- Israel PM appeared to have praised Donald Trump's plan to build a wall
- 'Didn't comment on US-Mexico relations in tweet', clarified PM Netanyahu
- 'Sorry for any hurt', said Israel President Reuven Rivlin in a statement
In a tweet on Saturday that drew a rebuke from Mexico, the right-wing Netanyahu wrote: "President Trump is right. I built a wall along Israel's southern border. It stopped all illegal immigration. Great success. Great idea."
Netanyahu had earlier sidestepped Mexico's demand for an apology and echoed previous Israeli explanations - rejected as insufficient by Mexico's foreign minister on Monday - of his remarks on Twitter. He said his comments did not refer to ties between the United States and its southern neighbour.
The office of President Reuven Rivlin, whose post is largely ceremonial, issued a statement taking a more conciliatory line.
"I am sorry for any hurt caused as a result of this misunderstanding, but we must remember that we are talking about a misunderstanding, and I am sure that we can put the issue behind us," Rivlin was quoted as telling Mexican President Enrique Pena Nieto.
Mexico's foreign ministry acknowledged Rivlin's apology.
The ministry said Pena Nieto told Rivlin the tweet had upset Mexico and its Jewish community, before adding that Mexico wanted to maintain its friendship and cooperation with Israel.
On Monday, Mexican Foreign Minister Luis Videgaray said he thought an apology would be "appropriate" for Netanyahu's tweet while noting that Israel was a close friend of Mexico.
Netanyahu, in public remarks on Monday, said that in his tweet he had been referring to Trump's praise for the barrier Israel constructed along the Egyptian frontier, a fence with electronic sensors that has largely halted the influx of African migrants.
"I did point out the remarkable success of Israel's security fence. But I did not comment about US-Mexico relations.
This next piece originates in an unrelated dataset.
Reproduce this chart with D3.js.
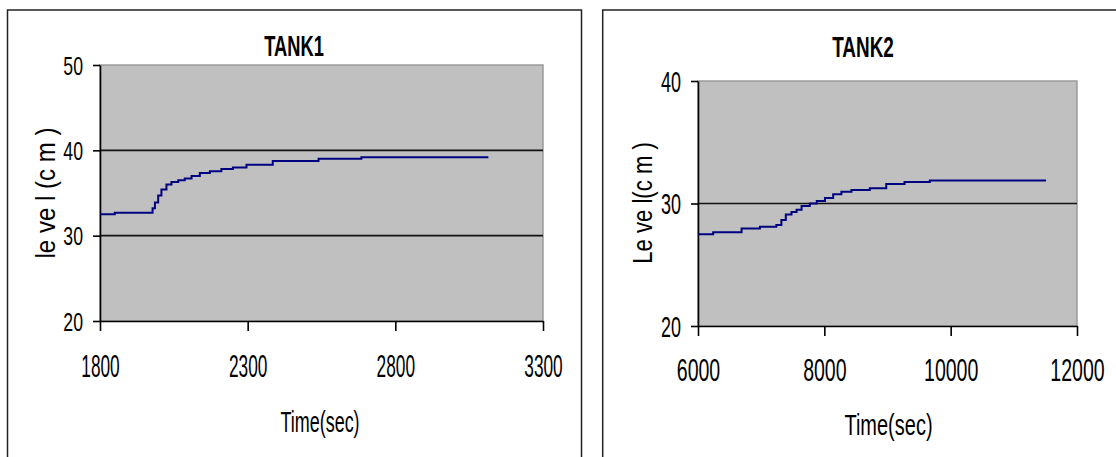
<!DOCTYPE html>
<html>
<head>
<meta charset="utf-8">
<script src="https://cdn.jsdelivr.net/npm/d3@7"></script>
<style>
  html, body { margin: 0; padding: 0; background: #fff; }
  svg { display: block; }
  text { font-family: "Liberation Sans", Arial, sans-serif; fill: #000; }
</style>
</head>
<body>
<svg id="chart" width="1116" height="457"></svg>
<script>
// ---------- DATA ----------
const tank1Time  = [1800, 1850, 1975, 1978, 1986, 1997, 2008, 2025, 2042, 2065, 2087, 2110, 2138, 2172, 2211, 2250, 2296, 2385, 2540, 2685, 3115];
const tank1Level = [32.5, 32.7, 32.7, 33.2, 33.9, 34.7, 35.4, 36.0, 36.3, 36.5, 36.7, 37.0, 37.35, 37.55, 37.8, 38.0, 38.3, 38.75, 39.0, 39.2, 39.2];
const tank1XTicks = [1800, 2300, 2800, 3300];
const tank1YTicks = [20, 30, 40, 50];

const tank2Time  = [6000, 6240, 6690, 6980, 7240, 7320, 7390, 7480, 7560, 7640, 7770, 7880, 8010, 8140, 8270, 8430, 8720, 8980, 9270, 9670, 11510];
const tank2Level = [27.5, 27.65, 27.95, 28.1, 28.25, 28.65, 29.1, 29.3, 29.5, 29.8, 30.0, 30.2, 30.45, 30.75, 30.95, 31.1, 31.25, 31.6, 31.75, 31.88, 31.88];
const tank2XTicks = [6000, 8000, 10000, 12000];
const tank2YTicks = [20, 30, 40];

const titles = ["TANK1", "TANK2"];
const xTitles = ["Time(sec)", "Time(sec)"];
const yTitles = ["le ve l (c m )", "Le ve l(c m )"];

// ---------- LAYOUT ----------
const svg = d3.select("#chart");

const charts = [
  {
    time: tank1Time, level: tank1Level, xTicks: tank1XTicks, yTicks: tank1YTicks,
    title: titles[0], xTitle: xTitles[0], yTitle: yTitles[0],
    frame: {x: 7.5, y: 10, w: 574, h: 460},
    plot: {x0: 100, x1: 543, y0: 65, y1: 321},
    xDomain: [1800, 3300], yDomain: [20, 50],
    titlePos: [294, 45], xTitlePos: [320, 423], yTitlePos: [45, 193],
    titleSx: 0.61, xTitleSx: 0.62, yTitleSx: 0.86,
    yLab: {f: 26, sx: 0.68, off: 17}, xLab: {f: 32, sx: 0.54, off: 45},
    xTickLen: 10, yTickLen: 7
  },
  {
    time: tank2Time, level: tank2Level, xTicks: tank2XTicks, yTicks: tank2YTicks,
    title: titles[1], xTitle: xTitles[1], yTitle: yTitles[1],
    frame: {x: 602.7, y: 10, w: 600, h: 460},
    plot: {x0: 698, x1: 1077, y0: 81, y1: 326},
    xDomain: [6000, 12000], yDomain: [20, 40],
    titlePos: [863, 46], xTitlePos: [888.5, 426], yTitlePos: [642, 203],
    titleSx: 0.63, xTitleSx: 0.69, yTitleSx: 0.79,
    yLab: {f: 29, sx: 0.62, off: 17}, xLab: {f: 31, sx: 0.63, off: 44},
    xTickLen: 10, yTickLen: 7
  }
];

charts.forEach(c => {
  const g = svg.append("g");

  // outer frame
  g.append("rect")
    .attr("x", c.frame.x).attr("y", c.frame.y)
    .attr("width", c.frame.w).attr("height", c.frame.h)
    .attr("fill", "#fff").attr("stroke", "#222").attr("stroke-width", 1.5);

  const x = d3.scaleLinear().domain(c.xDomain).range([c.plot.x0, c.plot.x1]);
  const y = d3.scaleLinear().domain(c.yDomain).range([c.plot.y1, c.plot.y0]);

  // plot area
  g.append("rect")
    .attr("x", c.plot.x0).attr("y", c.plot.y0)
    .attr("width", c.plot.x1 - c.plot.x0).attr("height", c.plot.y1 - c.plot.y0)
    .attr("fill", "#c0c0c0").attr("stroke", "#9a9a9a").attr("stroke-width", 1.5);

  // gridlines (interior ticks)
  const gridVals = c.yTicks.filter(v => v > c.yDomain[0] && v < c.yDomain[1]);
  g.selectAll(".grid").data(gridVals).enter().append("line")
    .attr("x1", c.plot.x0).attr("x2", c.plot.x1)
    .attr("y1", d => y(d)).attr("y2", d => y(d))
    .attr("stroke", "#111").attr("stroke-width", 1.6);

  // axes
  const yAxis = d3.axisLeft(y).tickValues(c.yTicks).tickSize(c.yTickLen).tickSizeOuter(0).tickFormat(d3.format("d"));
  const xAxis = d3.axisBottom(x).tickValues(c.xTicks).tickSize(c.xTickLen).tickSizeOuter(0).tickFormat(d3.format("d"));

  const ya = g.append("g").attr("transform", `translate(${c.plot.x0},0)`).call(yAxis);
  const xa = g.append("g").attr("transform", `translate(0,${c.plot.y1})`).call(xAxis);

  [ya, xa].forEach(a => {
    a.select(".domain").attr("stroke", "#000").attr("stroke-width", 1.6);
    a.selectAll(".tick line").attr("stroke", "#000").attr("stroke-width", 1.6);
  });

  ya.selectAll(".tick text")
    .attr("x", null).attr("dy", null)
    .attr("font-size", c.yLab.f)
    .attr("text-anchor", "end")
    .attr("transform", `translate(${-c.yLab.off},${0.358 * c.yLab.f}) scale(${c.yLab.sx},1)`);

  xa.selectAll(".tick text")
    .attr("y", null).attr("dy", null)
    .attr("font-size", c.xLab.f)
    .attr("text-anchor", "middle")
    .attr("transform", `translate(0,${c.xLab.off + 0.358 * c.xLab.f}) scale(${c.xLab.sx},1)`);

  // series line
  const pts = c.time.map((t, i) => [t, c.level[i]]);
  const line = d3.line().x(d => x(d[0])).y(d => y(d[1])).curve(d3.curveStepAfter);
  g.append("path").datum(pts)
    .attr("d", line)
    .attr("fill", "none").attr("stroke", "#000080").attr("stroke-width", 2);

  // title
  g.append("text")
    .attr("text-anchor", "middle").attr("font-weight", "bold").attr("font-size", 30)
    .attr("transform", `translate(${c.titlePos[0]},${c.titlePos[1] + 0.358 * 30}) scale(${c.titleSx},1)`)
    .text(c.title);

  // x title
  g.append("text")
    .attr("text-anchor", "middle").attr("font-size", 29)
    .attr("transform", `translate(${c.xTitlePos[0]},${c.xTitlePos[1] + 0.3 * 29}) scale(${c.xTitleSx},1)`)
    .text(c.xTitle);

  // y title (rotated)
  g.append("text")
    .attr("text-anchor", "middle").attr("font-size", 28)
    .attr("transform", `translate(${c.yTitlePos[0] + 0.36 * 28},${c.yTitlePos[1]}) rotate(-90) scale(${c.yTitleSx},1)`)
    .text(c.yTitle);
});
</script>
</body>
</html>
We've had, and will continue to have, good relations with Mexico," Netanyahu said in English at a cyber-security conference in Tel Aviv on Tuesday.
Political commentators and opposition politicians in Israel said Netanyahu's tweet had needlessly thrust Israel into the US-Mexican feud.
At the Tel Aviv conference, Netanyahu said that Israeli-Mexican ties "are much stronger than any passing disagreement or misunderstanding".